Enquanto isso, não param de ser emitidos sinais inquietantes de um mundo em acelerada desagregação. O que se passa com as actuais guerras entre ‘gangs’ rivais – tenham eles a sofisticação das múltiplas máfias (russas, tríades chinesas ou cartéis da droga) ou o amadorismo ‘romântico’ dos simples ‘gangs’ de bairro – reflecte um pouco a tendência desagregadora para onde se orienta a competição fora do controle do Estado. Ou do espírito subjacente à decantada liberdade individual por trás da iniciativa e criatividade mercantis e dos negócios. O risco da violência descontrolada evoluir para uma situação de desagregação social próxima da anomia não é de todo ficcional...

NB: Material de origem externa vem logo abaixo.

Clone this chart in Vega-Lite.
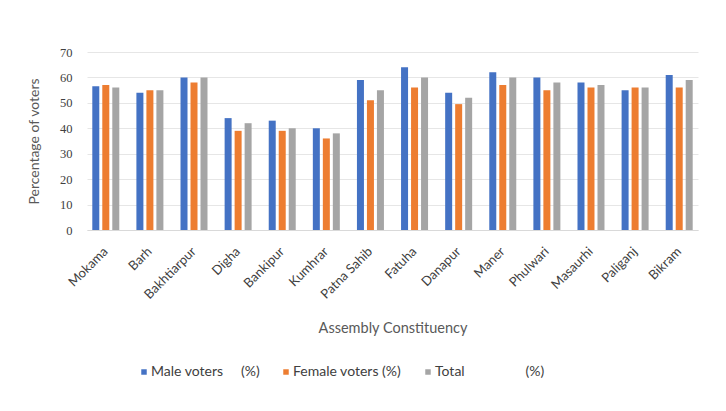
{
  "$schema": "https://vega.github.io/schema/vega-lite/v6.json",
  "description": "Male, female and total voter turnout (%) by assembly constituency, grouped bars.",
  "width": 611,
  "height": 178,
  "autosize": {"type": "none"},
  "padding": {"left": 87, "top": 52, "right": 28, "bottom": 181},
  "background": "#ffffff",
  "data": {
    "values": [
      {"constituency": "Mokama", "series": "Male voters (%)", "value": 56.5},
      {"constituency": "Mokama", "series": "Female voters (%)", "value": 57},
      {"constituency": "Mokama", "series": "Total (%)", "value": 56},
      {"constituency": "Barh", "series": "Male voters (%)", "value": 54},
      {"constituency": "Barh", "series": "Female voters (%)", "value": 55},
      {"constituency": "Barh", "series": "Total (%)", "value": 55},
      {"constituency": "Bakhtiarpur", "series": "Male voters (%)", "value": 60},
      {"constituency": "Bakhtiarpur", "series": "Female voters (%)", "value": 58},
      {"constituency": "Bakhtiarpur", "series": "Total (%)", "value": 60},
      {"constituency": "Digha", "series": "Male voters (%)", "value": 44},
      {"constituency": "Digha", "series": "Female voters (%)", "value": 39},
      {"constituency": "Digha", "series": "Total (%)", "value": 42},
      {"constituency": "Bankipur", "series": "Male voters (%)", "value": 43},
      {"constituency": "Bankipur", "series": "Female voters (%)", "value": 39},
      {"constituency": "Bankipur", "series": "Total (%)", "value": 40},
      {"constituency": "Kumhrar", "series": "Male voters (%)", "value": 40},
      {"constituency": "Kumhrar", "series": "Female voters (%)", "value": 36},
      {"constituency": "Kumhrar", "series": "Total (%)", "value": 38},
      {"constituency": "Patna Sahib", "series": "Male voters (%)", "value": 59},
      {"constituency": "Patna Sahib", "series": "Female voters (%)", "value": 51},
      {"constituency": "Patna Sahib", "series": "Total (%)", "value": 55},
      {"constituency": "Fatuha", "series": "Male voters (%)", "value": 64},
      {"constituency": "Fatuha", "series": "Female voters (%)", "value": 56},
      {"constituency": "Fatuha", "series": "Total (%)", "value": 60},
      {"constituency": "Danapur", "series": "Male voters (%)", "value": 54},
      {"constituency": "Danapur", "series": "Female voters (%)", "value": 49.5},
      {"constituency": "Danapur", "series": "Total (%)", "value": 52},
      {"constituency": "Maner", "series": "Male voters (%)", "value": 62},
      {"constituency": "Maner", "series": "Female voters (%)", "value": 57},
      {"constituency": "Maner", "series": "Total (%)", "value": 60},
      {"constituency": "Phulwari", "series": "Male voters (%)", "value": 60},
      {"constituency": "Phulwari", "series": "Female voters (%)", "value": 55},
      {"constituency": "Phulwari", "series": "Total (%)", "value": 58},
      {"constituency": "Masaurhi", "series": "Male voters (%)", "value": 58},
      {"constituency": "Masaurhi", "series": "Female voters (%)", "value": 56},
      {"constituency": "Masaurhi", "series": "Total (%)", "value": 57},
      {"constituency": "Paliganj", "series": "Male voters (%)", "value": 55},
      {"constituency": "Paliganj", "series": "Female voters (%)", "value": 56},
      {"constituency": "Paliganj", "series": "Total (%)", "value": 56},
      {"constituency": "Bikram", "series": "Male voters (%)", "value": 61},
      {"constituency": "Bikram", "series": "Female voters (%)", "value": 56},
      {"constituency": "Bikram", "series": "Total (%)", "value": 59}
    ]
  },
  "mark": {"type": "bar"},
  "encoding": {
    "x": {
      "field": "constituency",
      "type": "nominal",
      "sort": null,
      "title": "Assembly Constituency",
      "scale": {"paddingInner": 0.388, "paddingOuter": 0.12},
      "axis": {
        "labelAngle": -45,
        "labelAlign": "right",
        "labelBaseline": "middle",
        "labelPadding": 19,
        "labelFont": "Lato",
        "labelFontSize": 13,
        "labelColor": "#404040",
        "ticks": false,
        "domainColor": "#d9d9d9",
        "titleFont": "Lato",
        "titleFontSize": 14.5,
        "titleFontWeight": "normal",
        "titleColor": "#595959",
        "titlePadding": 20
      }
    },
    "xOffset": {
      "field": "series",
      "sort": ["Male voters (%)", "Female voters (%)", "Total (%)"],
      "scale": {"paddingInner": 0.3, "paddingOuter": 0}
    },
    "y": {
      "field": "value",
      "type": "quantitative",
      "title": "Percentage of voters",
      "scale": {"domain": [0, 70], "nice": false},
      "axis": {
        "values": [0, 10, 20, 30, 40, 50, 60, 70],
        "domain": false,
        "ticks": false,
        "gridColor": "#e6e6e6",
        "labelFont": "Liberation Serif",
        "labelFontSize": 12.5,
        "labelColor": "#404040",
        "labelPadding": 15,
        "titleFont": "Lato",
        "titleFontSize": 14,
        "titleFontWeight": "normal",
        "titleColor": "#595959",
        "titlePadding": 18
      }
    },
    "color": {
      "field": "series",
      "type": "nominal",
      "sort": ["Male voters (%)", "Female voters (%)", "Total (%)"],
      "scale": {
        "domain": ["Male voters (%)", "Female voters (%)", "Total (%)"],
        "range": ["#4472c4", "#ed7d31", "#a5a5a5"]
      },
      "legend": {
        "title": null,
        "orient": "none",
        "legendX": 50,
        "legendY": 313,
        "direction": "horizontal",
        "symbolType": "square",
        "symbolSize": 30,
        "symbolStrokeWidth": 0,
        "labelOffset": 0,
        "columnPadding": 19,
        "labelFont": "Lato",
        "labelFontSize": 14,
        "labelColor": "#404040",
        "labelLimit": 0,
        "labelExpr": "datum.label == 'Male voters (%)' ? 'Male voters\u00a0\u00a0\u00a0\u00a0\u00a0(%)' : datum.label == 'Total (%)' ? 'Total\u00a0\u00a0\u00a0\u00a0\u00a0\u00a0\u00a0\u00a0\u00a0\u00a0\u00a0\u00a0\u00a0\u00a0\u00a0\u00a0\u00a0(%)' : datum.label"
      }
    }
  },
  "config": {
    "view": {"stroke": null}
  }
}
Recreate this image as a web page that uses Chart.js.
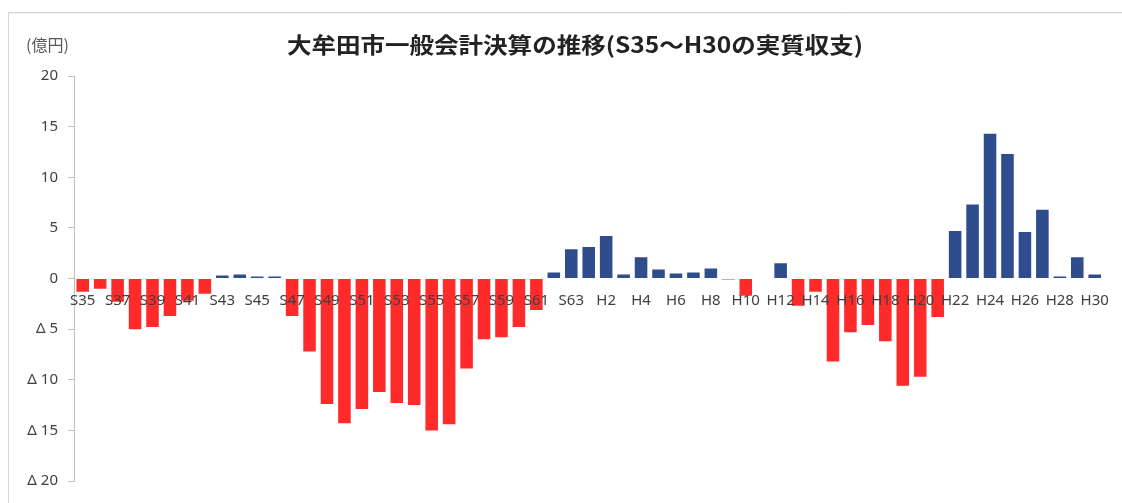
<!DOCTYPE html>
<html lang="ja">
<head>
<meta charset="utf-8">
<title>大牟田市一般会計決算の推移</title>
<script src="https://cdn.jsdelivr.net/npm/chart.js@4/dist/chart.umd.min.js"></script>
<style>
  html, body { margin: 0; padding: 0; background: #ffffff; }
  #wrap { position: relative; width: 1122px; height: 503px; }
</style>
</head>
<body>
<div id="wrap"><canvas id="chart" width="1122" height="503"></canvas></div>
<script>
// 年度（昭和35年度〜平成30年度）
const years = [
  'S35','S36','S37','S38','S39','S40','S41','S42','S43','S44',
  'S45','S46','S47','S48','S49','S50','S51','S52','S53','S54',
  'S55','S56','S57','S58','S59','S60','S61','S62','S63',
  'H1','H2','H3','H4','H5','H6','H7','H8','H9','H10',
  'H11','H12','H13','H14','H15','H16','H17','H18','H19','H20',
  'H21','H22','H23','H24','H25','H26','H27','H28','H29','H30'
];

// 実質収支（億円）
const balance = [
  -1.3, -1.0, -2.3, -5.0, -4.8, -3.7, -2.2, -1.5, 0.3, 0.4,
  0.2, 0.2, -3.7, -7.2, -12.4, -14.3, -12.9, -11.2, -12.3, -12.5,
  -15.0, -14.4, -8.9, -6.0, -5.8, -4.8, -3.1, 0.6, 2.9,
  3.1, 4.2, 0.4, 2.1, 0.9, 0.5, 0.6, 1.0, -0.1, -1.7,
  0, 1.5, -2.7, -1.3, -8.2, -5.3, -4.6, -6.2, -10.6, -9.7,
  -3.8, 4.7, 7.3, 14.3, 12.3, 4.6, 6.8, 0.2, 2.1, 0.4
];

// 縦軸の目盛
const yTicks = [-20, -15, -10, -5, 0, 5, 10, 15, 20];

const chartTitle = '大牟田市一般会計決算の推移(S35～H30の実質収支)';
const unitLabel = '(億円)';

const SURPLUS = '#2f4d8c';
const DEFICIT = '#ff2b2b';
const TEXT = '#404040';

// 枠線・タイトル・単位を描く
const decorations = {
  id: 'decorations',
  beforeDraw(chart) {
    const ctx = chart.ctx;
    ctx.save();
    ctx.strokeStyle = '#d6d6d6';
    ctx.lineWidth = 1;
    ctx.beginPath();
    ctx.moveTo(8.5, 503);
    ctx.lineTo(8.5, 12.5);
    ctx.lineTo(1122, 12.5);
    ctx.stroke();
    ctx.strokeStyle = '#efefef';
    ctx.beginPath();
    ctx.moveTo(9, 13.5);
    ctx.lineTo(1122, 13.5);
    ctx.stroke();
    ctx.restore();
  },
  afterDraw(chart) {
    const ctx = chart.ctx;
    ctx.save();
    ctx.textBaseline = 'middle';
    ctx.fillStyle = '#222222';
    ctx.font = 'bold 22px "Noto Sans CJK JP", sans-serif';
    const w = ctx.measureText(chartTitle).width;
    const target = 576;
    const sx = target / w;
    ctx.translate(575, 45);
    ctx.scale(sx, 1);
    ctx.textAlign = 'center';
    ctx.fillText(chartTitle, 0, 0);
    ctx.restore();

    ctx.save();
    ctx.textBaseline = 'middle';
    ctx.textAlign = 'left';
    ctx.fillStyle = '#595959';
    ctx.font = '16px "Noto Sans CJK JP", sans-serif';
    ctx.fillText(unitLabel, 26, 45);
    ctx.restore();
  }
};

new Chart(document.getElementById('chart'), {
  type: 'bar',
  data: {
    labels: years,
    datasets: [{
      label: '実質収支',
      data: balance,
      backgroundColor: ctx => (ctx.raw < 0 ? DEFICIT : SURPLUS),
      borderWidth: 0,
      barPercentage: 0.72,
      categoryPercentage: 1.0
    }]
  },
  options: {
    responsive: false,
    animation: false,
    layout: { padding: { top: 76, bottom: 22, right: 18, left: 0 } },
    plugins: {
      legend: { display: false },
      title: { display: false },
      tooltip: { enabled: false }
    },
    scales: {
      x: {
        position: { y: 0 },
        grid: { display: false, drawTicks: false },
        border: { display: false },
        ticks: {
          z: 1,
          autoSkip: false,
          maxRotation: 0,
          minRotation: 0,
          padding: 13,
          color: TEXT,
          font: { family: '"Noto Sans", sans-serif', size: 15 },
          callback: (v, i) => (i % 2 === 0 ? years[i] : '')
        }
      },
      y: {
        min: yTicks[0],
        max: yTicks[yTicks.length - 1],
        afterBuildTicks: scale => { scale.ticks = yTicks.map(v => ({ value: v })); },
        afterFit: scale => { scale.width = 74; },
        grid: {
          drawOnChartArea: false,
          drawTicks: true,
          tickLength: 6,
          color: '#bfbfbf'
        },
        border: { display: true, color: '#bfbfbf', width: 1 },
        ticks: {
          padding: 10,
          color: TEXT,
          font: { family: '"Noto Sans", sans-serif', size: 15 },
          callback: v => (v < 0 ? 'Δ ' + Math.abs(v) : String(v))
        }
      }
    }
  },
  plugins: [decorations]
});
</script>
</body>
</html>
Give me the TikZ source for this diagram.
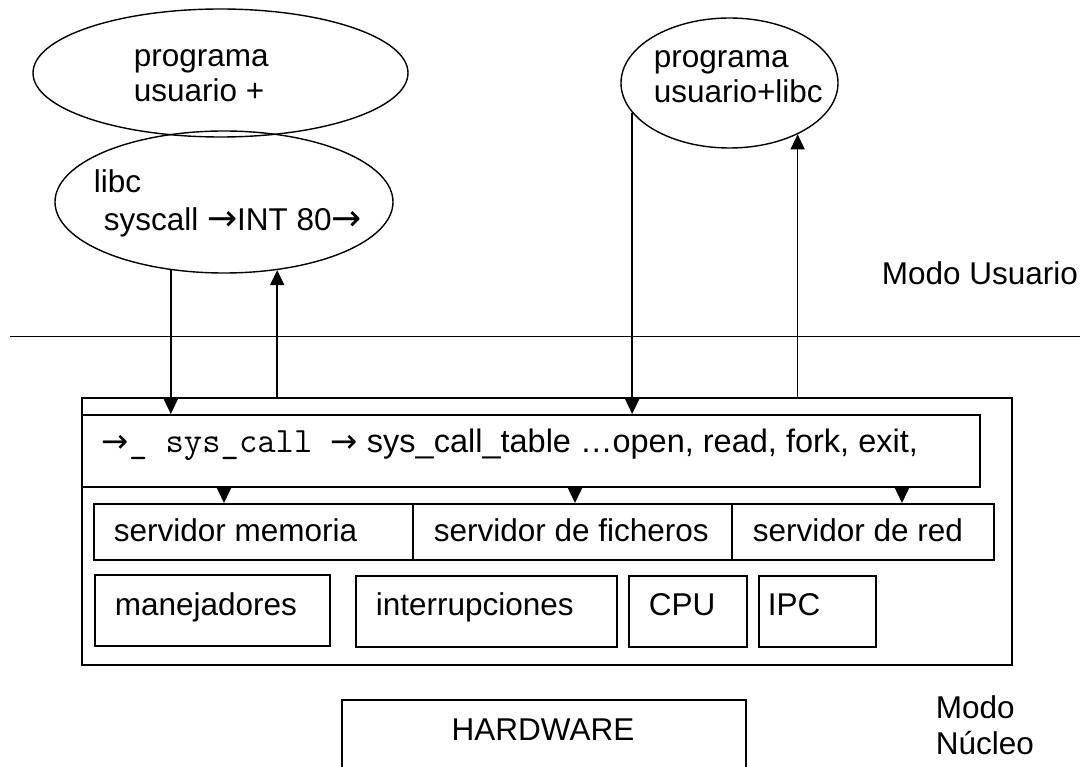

Precisamente o medo de desagregação social (em resultado da aplicação das receitas liberais) - por potenciar a via revolucionária - renasce entre os mais lúcidos teóricos da burguesia. Remonta-se ao início do séc. XX, para onde somos remetidos pela comparação – exposta no último ‘Prós e Contras’ pelo liberal João Confraria – com o que se passa hoje a nível da desigualdade na distribuição do rendimento, porque ‘nalguns casos, adianta, a percentagem da riqueza que vai para o 1% mais rico da população é semelhante à de então’, ou seja, ao invés de diminuir, tem vindo a aumentar perigosamente! Por trás de uma postura teórica pretensamente asséptica, relembra que o actual nível de desigualdades é, como então, propício a ‘acontecerem coisas terríveis como a revolução russa e o que se lhe seguiu’. E avança explicando que ‘quando a desigualdade atinge níveis que as pessoas consideram insuportáveis ou indecentes, tendem a manifestar-se de forma pouco civilizada (!), embora com o apoio de aparelhos ideológicos mais ou menos estranhos (?). E é isso que temos de evitar’, conclui.
Afinal, a única preocupação por trás da prosápia condoída com que esta gente adorna os discursos sobre a desigualdade (e os seus efeitos) é mesmo e só, hoje e sempre, o ‘fantasma’ da revolução e o papão do comunismo!